In a world of role-playing personalities, those few people who don't project a mind-made image-and there are some even on TV, in the media, and in the business world-but function from the deeper core of their Being, those who do not attempt to appear more than they are but are simply themselves, stand out as remarkable and are the only ones who truly make a difference in this world. They are the bringers of the new consciousness. Whatever they do becomes empowered because it is in alignment with the purpose of the whole. Their influence, however, goes far beyond what they do, far beyond their function. Their mere presence-simple, natural, unassuming, has a transformational effect on whatever they come into contact with.

*Post contined*

Brett Horvath said...

*Post part 2*

When you don't play roles, it means there is no self (ego) in what you do. There is no secondary agenda: protection or strengthening of your self. As a result, your actions have far greater power. You are totally focused on the situation. You become one with it. You don't try to be anybody in particular. You are most powerful, most effective, when you are completely yourself. But don't try and be yourself. That's another role. Its called "natural, spontaneous me". As soon as you are trying to be this or that, you are playing a role. "Just be yourself" is good advice, but it can also be misleading. The mind will come in and say, "Lets see. How can I be myself?" Then, the mind will develop some kind of strategy: "How to be myself." Another role. "How can I be myself" is, in fact, the wrong questions. It implies you have to do something to be yourself. But how doesn't apply here because you are yourself already. Just stop adding unnecessary baggage to who are already are. "But I don't know who I am. I don't know what it means to be myself" If you can be absolutely comfortable with not knowing who you are, then what's left is who you are--the Being behind the human, a field of pure potentiality rather than something that is already defined.

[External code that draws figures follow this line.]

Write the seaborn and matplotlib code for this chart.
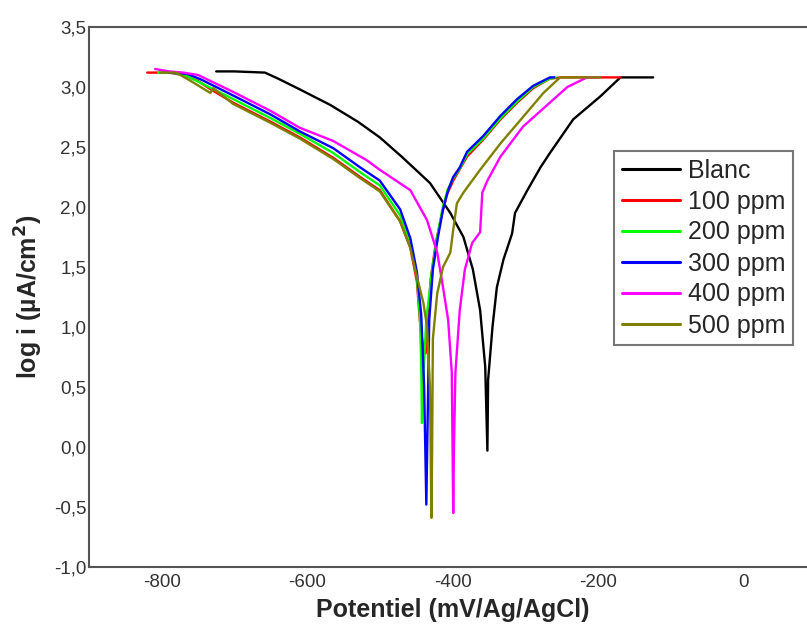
import numpy as np
import pandas as pd
import matplotlib
matplotlib.use("Agg")
import matplotlib.pyplot as plt
import seaborn as sns
from matplotlib.ticker import FuncFormatter

# Tafel polarisation curves: potential (mV vs Ag/AgCl) and log current density
blanc_E = [-725, -700, -658, -640, -610, -568, -530, -500, -470, -431, -403, -385, -372, -362,
           -358, -355, -352, -351, -345, -339, -330, -318, -314, -297, -279, -266, -234, -197,
           -169, -124]
blanc_logi = [3.13, 3.13, 3.12, 3.07, 2.98, 2.85, 2.71, 2.58, 2.42, 2.20, 1.95, 1.75, 1.48, 1.14,
              0.87, 0.67, -0.03, 0.56, 1.00, 1.33, 1.56, 1.78, 1.95, 2.14, 2.33, 2.45, 2.73, 2.92,
              3.08, 3.08]

ppm100_E = [-820, -790, -770, -750, -735, -702, -650, -610, -564, -527, -500, -472, -458, -449,
            -445, -441, -437, -435, -430, -423, -415, -408, -399, -380, -358, -334, -311, -289,
            -266, -250, -169]
ppm100_logi = [3.12, 3.12, 3.10, 3.05, 2.99, 2.87, 2.71, 2.58, 2.41, 2.25, 2.14, 1.88, 1.66, 1.38,
               1.06, 0.85, 0.78, 0.95, 1.40, 1.70, 1.93, 2.10, 2.22, 2.42, 2.56, 2.73, 2.87, 2.99,
               3.07, 3.08, 3.08]

ppm200_E = [-805, -785, -765, -745, -702, -650, -610, -564, -527, -500, -472, -458, -449, -445,
            -443, -442, -441, -436, -428, -421, -414, -407, -399, -390, -380, -358, -334, -311,
            -289, -266, -258]
ppm200_logi = [3.12, 3.12, 3.09, 3.03, 2.90, 2.74, 2.61, 2.45, 2.29, 2.18, 1.93, 1.70, 1.42, 1.10,
               0.70, 0.20, 0.50, 1.06, 1.48, 1.75, 1.98, 2.14, 2.24, 2.32, 2.44, 2.57, 2.74, 2.88,
               3.00, 3.07, 3.08]

ppm300_E = [-790, -765, -745, -702, -650, -610, -564, -527, -500, -472, -458, -449, -443, -439,
            -436, -434, -432, -427, -420, -413, -406, -399, -390, -380, -358, -334, -311, -289,
            -266, -260]
ppm300_logi = [3.12, 3.11, 3.06, 2.93, 2.77, 2.63, 2.49, 2.33, 2.22, 1.98, 1.74, 1.46, 1.10, 0.50,
               -0.48, 0.30, 1.06, 1.48, 1.75, 1.98, 2.14, 2.25, 2.33, 2.46, 2.59, 2.76, 2.90, 3.01,
               3.08, 3.08]

ppm400_E = [-809, -790, -770, -750, -702, -650, -610, -564, -518, -500, -458, -435, -421, -413,
            -406, -401, -399, -398, -396, -390, -383, -373, -362, -359, -352, -334, -303, -266,
            -242, -215, -200]
ppm400_logi = [3.15, 3.13, 3.12, 3.10, 2.96, 2.80, 2.66, 2.55, 2.39, 2.31, 2.14, 1.89, 1.62, 1.33,
               1.06, 0.62, -0.55, 0.00, 0.62, 1.14, 1.48, 1.70, 1.79, 2.12, 2.22, 2.42, 2.67, 2.87,
               3.00, 3.08, 3.08]

ppm500_E = [-802, -780, -760, -733, -729, -702, -650, -610, -564, -527, -500, -472, -458, -449,
            -440, -435, -431, -429, -428, -427, -421, -413, -403, -399, -394, -385, -362, -334,
            -303, -275, -252, -197]
ppm500_logi = [3.12, 3.12, 3.05, 2.95, 2.99, 2.86, 2.70, 2.57, 2.40, 2.24, 2.13, 1.88, 1.66, 1.42,
               1.20, 1.00, 0.50, -0.59, 0.00, 0.90, 1.28, 1.50, 1.62, 1.81, 2.03, 2.12, 2.31, 2.53,
               2.75, 2.95, 3.08, 3.08]

series_names = ["Blanc", "100 ppm", "200 ppm", "300 ppm", "400 ppm", "500 ppm"]
series_E = [blanc_E, ppm100_E, ppm200_E, ppm300_E, ppm400_E, ppm500_E]
series_logi = [blanc_logi, ppm100_logi, ppm200_logi, ppm300_logi, ppm400_logi, ppm500_logi]
colors = ["#000000", "#FF0000", "#00FF00", "#0000FF", "#FF00FF", "#808000"]

x_ticks = [-800, -600, -400, -200, 0]
y_ticks = [-1.0, -0.5, 0.0, 0.5, 1.0, 1.5, 2.0, 2.5, 3.0, 3.5]

frames = []
for name, E, li in zip(series_names, series_E, series_logi):
    frames.append(pd.DataFrame({"E": E, "logi": li, "serie": name}))
df = pd.concat(frames, ignore_index=True)

sns.set_theme(style="white")
plt.rcParams["font.family"] = ["Liberation Sans", "DejaVu Sans"]

fig = plt.figure(figsize=(8.07, 6.24), dpi=100)
ax = fig.add_axes([89 / 807, 1 - 567 / 624, 727 / 807, 540 / 624])

sns.lineplot(data=df, x="E", y="logi", hue="serie", hue_order=series_names,
             palette=colors, sort=False, estimator=None, linewidth=1.7, ax=ax)

ax.set_xlim(-900, 100)
ax.set_ylim(-1.0, 3.5)
ax.set_xticks(x_ticks)
ax.set_yticks(y_ticks)
ax.yaxis.set_major_formatter(FuncFormatter(lambda v, p: f"{v:.1f}".replace(".", ",")))
ax.xaxis.set_major_formatter(FuncFormatter(lambda v, p: f"{v:.0f}"))
ax.tick_params(axis="both", length=0, labelsize=13.5, colors="#333333")
ax.tick_params(axis="y", pad=2)
ax.tick_params(axis="x", pad=5)

for side in ["left", "bottom", "top"]:
    ax.spines[side].set_color("#555555")
    ax.spines[side].set_linewidth(1.5)
ax.spines["right"].set_visible(False)

ax.set_xlabel("Potentiel (mV/Ag/AgCl)", fontsize=18, fontweight="bold", labelpad=5)
ax.set_ylabel("log i (µA/cm$^\\mathbf{2}$)", fontsize=18, fontweight="bold", labelpad=6)

leg = ax.legend(loc="upper left", bbox_to_anchor=(614 / 807, 1 - 151 / 624),
                bbox_transform=fig.transFigure, fontsize=18, frameon=True, fancybox=False,
                borderaxespad=0, handlelength=2.35, handletextpad=0.3, labelspacing=0.28,
                borderpad=0.3)
leg.get_frame().set_edgecolor("#555555")
leg.get_frame().set_linewidth(1.5)
for line in leg.get_lines():
    line.set_linewidth(2.2)

fig.savefig("out.png", dpi=100)
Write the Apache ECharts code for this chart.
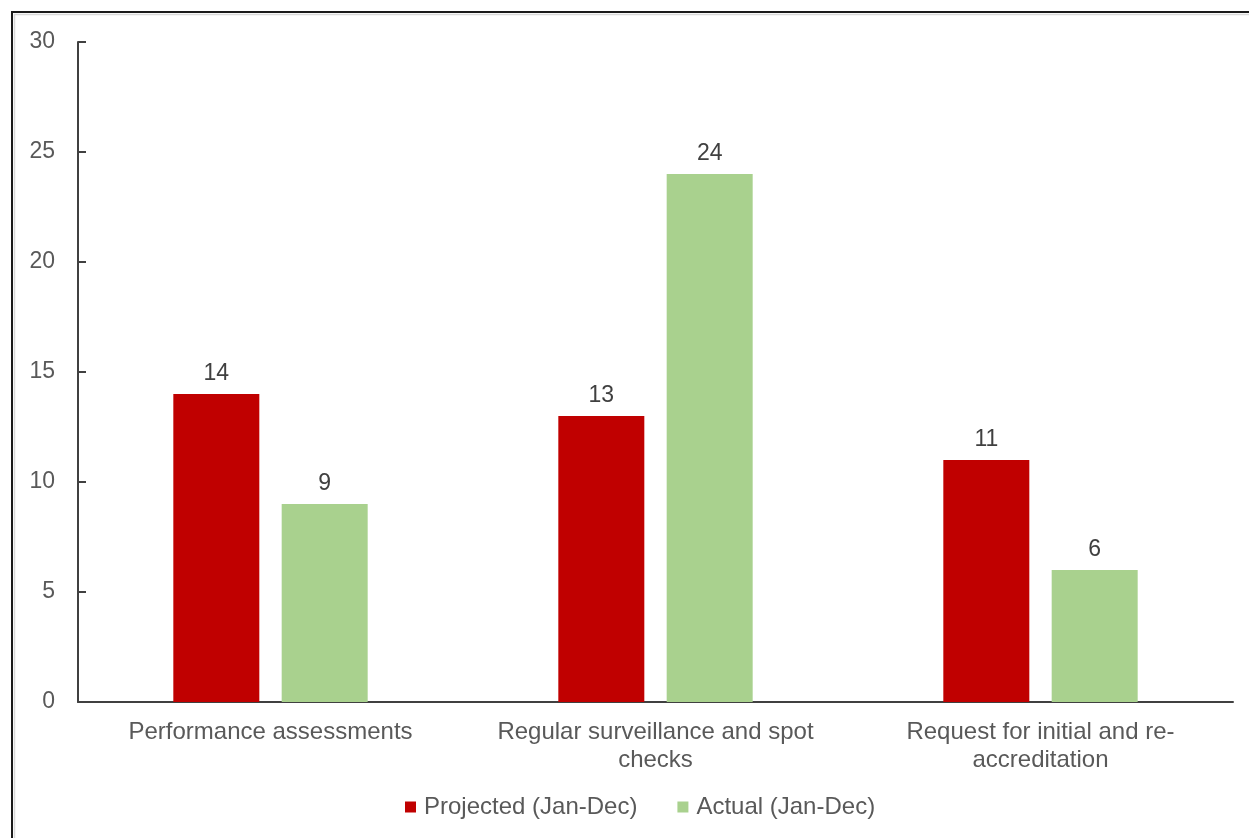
<!DOCTYPE html>
<html>
<head>
<meta charset="utf-8">
<script src="https://cdn.jsdelivr.net/npm/echarts@6/dist/echarts.min.js"></script>
<style>
  html, body { margin: 0; padding: 0; background: #fff; }
  #chart { width: 1249px; height: 838px; }
</style>
</head>
<body>
<div id="chart"></div>
<script>
// Category labels (line breaks as shown under the axis)
const categories = [
  'Performance assessments',
  'Regular surveillance and spot\nchecks',
  'Request for initial and re-\naccreditation'
];
const projected = [14, 13, 11];
const actual = [9, 24, 6];
const seriesNames = ['Projected (Jan-Dec)', 'Actual (Jan-Dec)'];

const textGray = '#595959';
const labelDark = '#404040';
const font = 'Liberation Sans, Arial, sans-serif';
const fsText = 24;
const fsNum = 23;

const chart = echarts.init(document.getElementById('chart'), null, { renderer: 'canvas' });

chart.setOption({
  backgroundColor: '#fff',
  animation: false,
  graphic: [
    { type: 'rect', shape: { x: 12, y: 12, width: 1400, height: 1000 },
      style: { fill: 'none', stroke: '#1a1a1a', lineWidth: 2 }, silent: true },
    { type: 'rect', shape: { x: 14.5, y: 14.5, width: 1400, height: 1000 },
      style: { fill: 'none', stroke: '#d9d9d9', lineWidth: 1.5 }, silent: true }
  ],
  grid: { left: 78, right: 16, top: 42, bottom: 136, containLabel: false },
  legend: {
    bottom: 14,
    left: 400,
    itemWidth: 11,
    itemHeight: 11,
    itemGap: 40,
    icon: 'rect',
    textStyle: { color: textGray, fontSize: fsText, fontFamily: font, padding: [0, 0, 0, 3] },
    data: seriesNames
  },
  xAxis: {
    type: 'category',
    data: categories,
    axisLine: { lineStyle: { color: '#404040', width: 2 } },
    axisTick: { show: false },
    axisLabel: {
      interval: 0,
      color: textGray,
      fontSize: fsText,
      fontFamily: font,
      lineHeight: 28,
      margin: 16
    }
  },
  yAxis: {
    type: 'value',
    min: 0,
    max: 30,
    interval: 5,
    splitLine: { show: false },
    axisLine: { show: true, lineStyle: { color: '#404040', width: 2 } },
    axisTick: { show: true, inside: true, length: 8, lineStyle: { color: '#404040', width: 2 } },
    axisLabel: { color: textGray, fontSize: fsNum, fontFamily: font, margin: 23, align: 'right' }
  },
  series: [
    {
      name: seriesNames[0],
      type: 'bar',
      data: projected,
      barWidth: 86,
      barGap: '26%',
      itemStyle: { color: '#C00000' },
      label: { show: true, position: 'top', distance: 9, color: labelDark, fontSize: fsNum, fontFamily: font }
    },
    {
      name: seriesNames[1],
      type: 'bar',
      data: actual,
      barWidth: 86,
      barGap: '26%',
      itemStyle: { color: '#A9D18E' },
      label: { show: true, position: 'top', distance: 9, color: labelDark, fontSize: fsNum, fontFamily: font }
    }
  ]
});
</script>
</body>
</html>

Give up defining yourself--to yourself and to others. You won't die. You will come to life......Why does the ego play roles? Because of one unexamined assumption, one fundamental error, one unconscious thought. That thought is: I am not enough. Other unconscious thought follows: I need to play a role in order to get what I need to be fully myself: I need to get more so that I can be more. But you cannot be more than you are because underneath your physical and psychological form, you are one with Life itself, one with Being. In form, you are and will always be inferior to some, superior to others. In essence, you are neither inferior nor superior to anyone. True self-esteem, and true humility arise out of that realization. In the eyes of the ego, self-esteem and humility are contradictory. In truth, they are one and the same"

*Brett again* So I don't drink anyone's kool-aid all the way, and maybe part of my own limitation is my ability to let go of form completely. This has been my biggest point of inertia with the Eastern Traditions, we as humans are beings of Story, of Mythology, of Cycles, of Dramas, of Crisis, of Heroes, and Battles. These are deep seeded, and personally powerful, and moving for entire cultures and civilizations.

I have had much success and fulfillment when I can, in Obama's words, "Hold the tension of the opposites". And in my humble speculation, I will be even more successful and powerful if I can better (not necessarily entirely) internalize the Tolle passage from above. Also in my humble speculation, I may still think you will be better served by building out your own narrative and mythology, though I'm less steadfast in what that means.

However, when it comes to functioning from a "deeper core of Being" As Tolle puts it: "Those who do not attempt to to appear more than they are but are simply themselves, stand out as remarkable and are the only one who truly make a difference in this world. They are the bringers of new consciousness".----You got me beat girl, and stand out as someone who will continue to spread love wherever you go, no matter how many Indian Math and English test scores you improve.